Posse Comitatus


"The Pentagon may be the only agency of the federal government that George Bush believes in, so it's little wonder that he wants it to keep expanding its power, not only overseas but right here at home. Ever since Hurricane Rita, the one consistent message out of Bush's mouth has been: Bring in the Pentagon...

"The Posse Comitatus Act of 1878 prohibits the President from using "any part of the Army of the United States... for the purposes of executing the laws" unless expressly authorized by the Constitution or an act of Congress. Regulations governing its enforcement explicitly rule out the "direct participation by a member of the Army, Navy, Air Force, or Marine Corps in a search, seizure, arrest, or other siilar activity."

"Aside from a few departures, the line has been clear: The military deals with overseas threats and cannot engage in domestic law enforcement...

"Over the years, Congress and the courts have carved out several exceptions to the law.

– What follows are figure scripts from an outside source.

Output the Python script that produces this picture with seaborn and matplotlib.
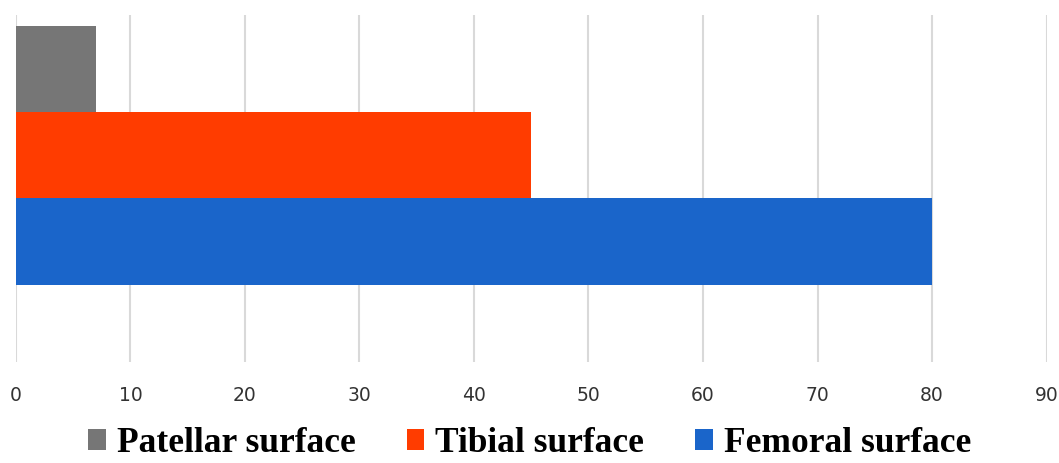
import matplotlib
matplotlib.use("Agg")
import matplotlib.pyplot as plt
from matplotlib.patches import Patch
import seaborn as sns
import pandas as pd

# Data
surfaces = ["Patellar surface", "Tibial surface", "Femoral surface"]
values = [7, 45, 80]
colors = ["#767676", "#FF3C00", "#1A65CA"]
x_ticks = [0, 10, 20, 30, 40, 50, 60, 70, 80, 90]

df = pd.DataFrame({"group": ["Knee"] * len(surfaces), "surface": surfaces, "value": values})

sns.set_style("white")
fig = plt.figure(figsize=(10.59, 4.63), dpi=100)
ax = fig.add_axes([0.0151, 0.2181, 0.9731, 0.7495])

sns.barplot(data=df, x="value", y="group", hue="surface", hue_order=surfaces,
            palette=colors, orient="h", width=0.8, saturation=1, errorbar=None,
            linewidth=0, legend=False, ax=ax, zorder=3)

ax.set_xlim(0, 90)
ax.set_ylim(0.639, -0.434)
ax.set_xticks(x_ticks)
ax.set_xticklabels([str(t) for t in x_ticks], fontsize=13.5, color="#333333",
                   family="DejaVu Sans")
ax.tick_params(axis="x", length=0, pad=17)
ax.set_yticks([])
ax.set_xlabel("")
ax.set_ylabel("")
ax.grid(axis="x", color="#d9d9d9", linewidth=1.5, zorder=0)
ax.set_axisbelow(True)
for s in ax.spines.values():
    s.set_visible(False)

handles = [Patch(facecolor=c, edgecolor="none") for c in colors]
leg = fig.legend(handles, surfaces, loc="center", bbox_to_anchor=(0.5, 0.042),
                 ncol=3, frameon=False, handlelength=0.5, handleheight=0.5,
                 handletextpad=0.3, columnspacing=1.45, borderpad=0.2,
                 prop={"family": "Liberation Serif", "weight": "bold", "size": 25.5})
for t in leg.get_texts():
    t.set_color("black")

fig.savefig("out.png", dpi=100)
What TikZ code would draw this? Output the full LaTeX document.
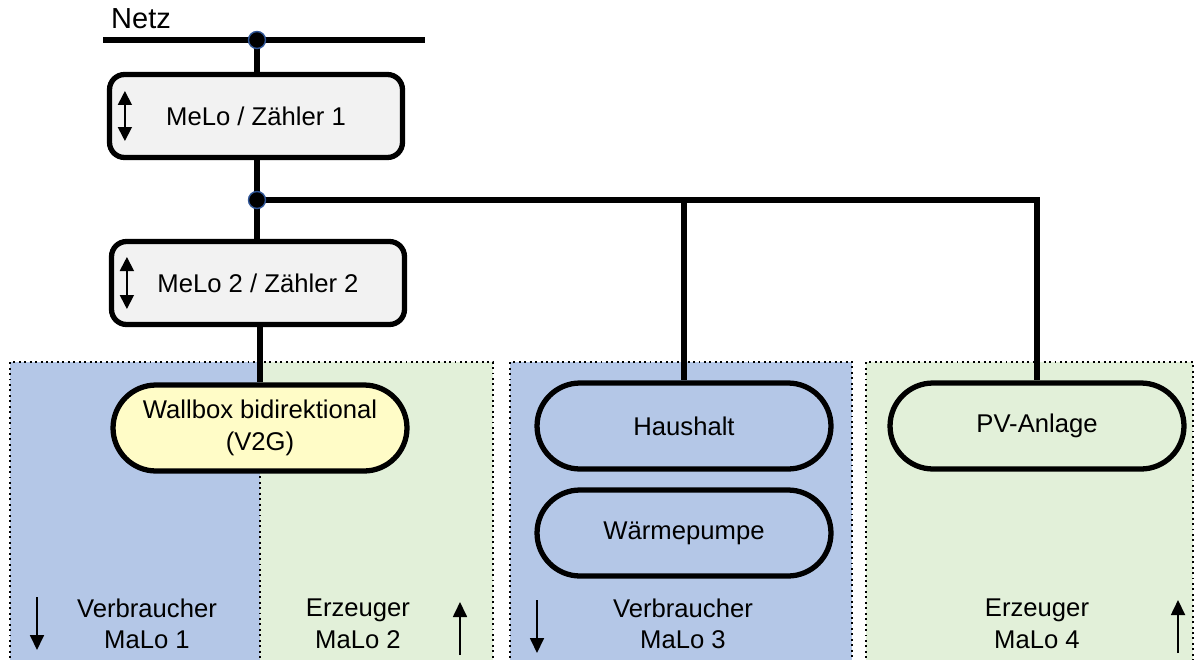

"First, the military can already provide disaster relief by sending in supplies and equipment or providing humanitarian assistance. Courts have rules this kind of involvement as "passive," since it doesn't grant the military coercive power over the citizenry.

"Second, the National Guard, when it is under the command of a state governor, can engage in law enforcement. And the Coast Guard is exempt.

"Third, the President can waive the law by invoking the Insurrection Act, which grants him powers to put down lawlessness, rebellion, and resistance by states to the enforcement of federal laws.

"Presidents have used troops in a variety of domestic settings: dubiously to intervene in labor strikes and legitimately to enforce the civil rights laws when state governments were refusing to do so.

"But the Bush Administration has gone to new lengths. It has used troops for immigration patrol and drug interdiction. And ever since 9/11, it has pushed hard for amending the Posse Comitatus Act...

"Like its reaction to its incompetence prior to 9/11, the Bush Administration is responding to its colossal Katrina screwups by flailing away at our own cherished civil liberties. And just as the harsh measures of the Patriot Act are not necessary to protect us, the revision of Posse Comitatus is not the answer...

"Timothy Edgar of the ACLU: "It makes very little sense to put the Pentagon in charge of disaster relief when we have a whole new Department of Homeland Security that's supposed to do this"...

""That would be a real departure for our system of government and one that's not at all needed," he says. "Posse Comitatus lays out a fairly strict and basic principle of democracy: Our active duty soldiers are not to be used for internal security for police functions. The danger is that active duty soldiers are not trained in dealing with the local community and they are not accountable to the local community in the way the police are or even the National Guard is."

Michael Ratner of the Center for Constitutional Rights agrees. "What we're talking about is having people who are trained to kill patrol our streets rather than peace officers," he says. "That's a pretty bad sign. They are not trained in constitutional rights or the Fourth Amendment, but are trrained to shoot first and ask questions later."

"Ratner also is concerned that there would be "no real accountability system, no ability to sue, no citizen review boards."...

"Colonel Patrick Finnegan, who is now dean of the academic board at the US Military Academy, shares that concern. "The military is designed and trained to defend our country by fighting and killing the enemy, usually faceless, with no individual rights," he said in 2003, when he taught law at the academy...

"But Bush and Rumsfeld are pushing on. They have an ally in John Warner, the Virginia Republican, who chairs the Senate Armed Services Committee. He has wanted to amend the act since 9/11 and may introduce legislation soon" ("Preserve Posse Comitatus." The Progressive, Nov. 2005: 8-10).